## DIRECTIONS FOR THIS TASK
Print nothing but the lines from the start of the listing below through the line that contains "const baseY = 465.5;". Do not include the pictures.

## DATA EXTRACT
►
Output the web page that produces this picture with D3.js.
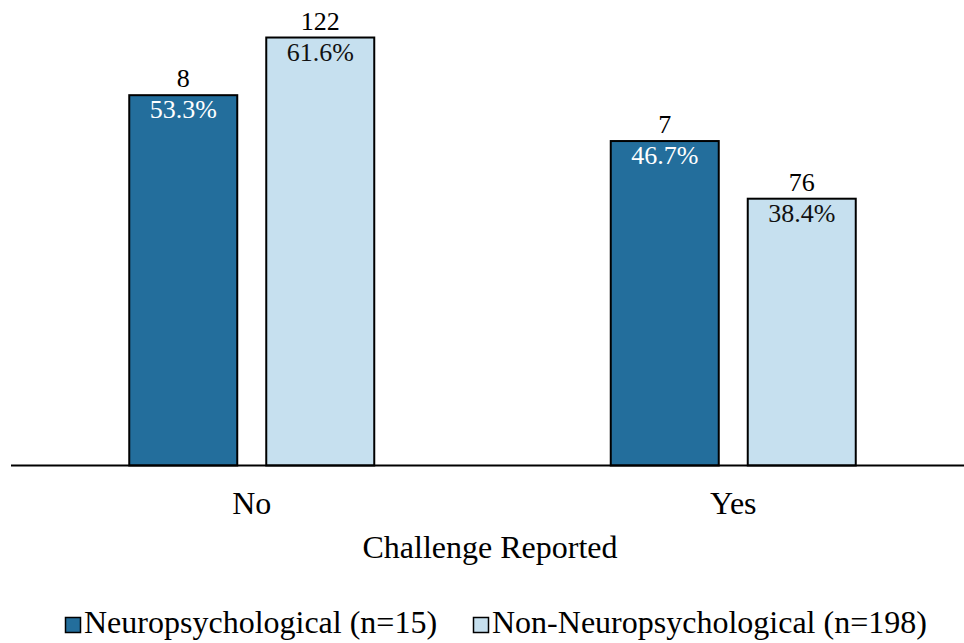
<!DOCTYPE html>
<html>
<head>
<meta charset="utf-8">
<script src="https://cdn.jsdelivr.net/npm/d3@7"></script>
<style>
  html, body { margin: 0; padding: 0; background: #fff; }
</style>
</head>
<body>
<svg id="chart" width="964" height="643"></svg>
<script>
// Challenge reported, by group
const categories = ["No", "Yes"];
const seriesNames = ["Neuropsychological (n=15)", "Non-Neuropsychological (n=198)"];
const seriesKeys = ["neuro", "nonNeuro"];
const neuroCounts = [8, 7];
const neuroPercents = [53.3, 46.7];
const nonNeuroCounts = [122, 76];
const nonNeuroPercents = [61.6, 38.4];
const colors = ["#236e9c", "#c6e0ef"];
const pctColors = ["#ffffff", "#111111"];

const FONT = "'Liberation Serif', 'Times New Roman', Times, serif";
const LABEL_SIZE = 26;
const AXIS_SIZE = 32;

const rows = categories.map((c, i) => ({
  category: c,
  values: [
    { key: "neuro", count: neuroCounts[i], pct: neuroPercents[i] },
    { key: "nonNeuro", count: nonNeuroCounts[i], pct: nonNeuroPercents[i] }
  ]
}));

const svg = d3.select("#chart").attr("font-family", FONT);
const baseY = 465.5;

const x0 = d3.scaleBand().domain(categories).range([11, 974]).paddingInner(0).paddingOuter(0);
const groupWidth = 245;
const x1 = d3.scaleBand().domain(seriesKeys).range([0, groupWidth]).paddingInner(29 / 137);
const y = d3.scaleLinear().domain([0, 67]).range([baseY, 0]);
const color = d3.scaleOrdinal().domain(seriesKeys).range(colors);
const pctColor = d3.scaleOrdinal().domain(seriesKeys).range(pctColors);

const groups = svg.selectAll("g.group")
  .data(rows)
  .join("g")
  .attr("class", "group")
  .attr("transform", d => `translate(${x0(d.category) + x0.bandwidth() / 2 - groupWidth / 2},0)`);

groups.selectAll("rect")
  .data(d => d.values)
  .join("rect")
  .attr("x", d => x1(d.key))
  .attr("y", d => y(d.pct))
  .attr("width", x1.bandwidth())
  .attr("height", d => y(0) - y(d.pct))
  .attr("fill", d => color(d.key))
  .attr("stroke", "#000")
  .attr("stroke-width", 2);

// count above each bar
groups.selectAll("text.count")
  .data(d => d.values)
  .join("text")
  .attr("class", "count")
  .attr("x", d => x1(d.key) + x1.bandwidth() / 2)
  .attr("y", d => y(d.pct) - 8)
  .attr("text-anchor", "middle")
  .attr("font-size", LABEL_SIZE)
  .attr("fill", "#000")
  .text(d => d.count);

// percentage inside the top of each bar
groups.selectAll("text.pct")
  .data(d => d.values)
  .join("text")
  .attr("class", "pct")
  .attr("x", d => x1(d.key) + x1.bandwidth() / 2)
  .attr("y", d => y(d.pct) + 23)
  .attr("text-anchor", "middle")
  .attr("font-size", LABEL_SIZE)
  .attr("fill", d => pctColor(d.key))
  .text(d => d.pct.toFixed(1) + "%");

// baseline and category labels
const xAxis = d3.axisBottom(x0).tickSize(0).tickPadding(0);
const axisG = svg.append("g").attr("transform", `translate(0,${baseY})`).call(xAxis)
  .attr("font-family", FONT);
axisG.select(".domain").attr("stroke", "#000").attr("stroke-width", 2).attr("d", "M11,0H974");
axisG.selectAll(".tick text")
  .attr("font-size", AXIS_SIZE)
  .attr("fill", "#000")
  .attr("dy", null)
  .attr("y", 48);

svg.append("text")
  .attr("x", 490)
  .attr("y", 558)
  .attr("text-anchor", "middle")
  .attr("font-size", AXIS_SIZE)
  .attr("fill", "#000")
  .text("Challenge Reported");

// legend
const legendX = [65, 473];
const legend = svg.selectAll("g.legend")
  .data(seriesKeys)
  .join("g")
  .attr("class", "legend")
  .attr("transform", (d, i) => `translate(${legendX[i]},617)`);
legend.append("rect")
  .attr("x", 0.5).attr("y", 0.5)
  .attr("width", 15).attr("height", 15)
  .attr("fill", d => color(d))
  .attr("stroke", "#000")
  .attr("stroke-width", 1.5);
legend.append("text")
  .attr("x", 19)
  .attr("y", 16)
  .attr("font-size", AXIS_SIZE)
  .attr("fill", "#000")
  .text((d, i) => seriesNames[i]);
</script>
</body>
</html>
◄
## FINAL RESULT
Output the web page that produces this picture with D3.js.
<!DOCTYPE html>
<html>
<head>
<meta charset="utf-8">
<script src="https://cdn.jsdelivr.net/npm/d3@7"></script>
<style>
  html, body { margin: 0; padding: 0; background: #fff; }
</style>
</head>
<body>
<svg id="chart" width="964" height="643"></svg>
<script>
// Challenge reported, by group
const categories = ["No", "Yes"];
const seriesNames = ["Neuropsychological (n=15)", "Non-Neuropsychological (n=198)"];
const seriesKeys = ["neuro", "nonNeuro"];
const neuroCounts = [8, 7];
const neuroPercents = [53.3, 46.7];
const nonNeuroCounts = [122, 76];
const nonNeuroPercents = [61.6, 38.4];
const colors = ["#236e9c", "#c6e0ef"];
const pctColors = ["#ffffff", "#111111"];

const FONT = "'Liberation Serif', 'Times New Roman', Times, serif";
const LABEL_SIZE = 26;
const AXIS_SIZE = 32;

const rows = categories.map((c, i) => ({
  category: c,
  values: [
    { key: "neuro", count: neuroCounts[i], pct: neuroPercents[i] },
    { key: "nonNeuro", count: nonNeuroCounts[i], pct: nonNeuroPercents[i] }
  ]
}));

const svg = d3.select("#chart").attr("font-family", FONT);
const baseY = 465.5;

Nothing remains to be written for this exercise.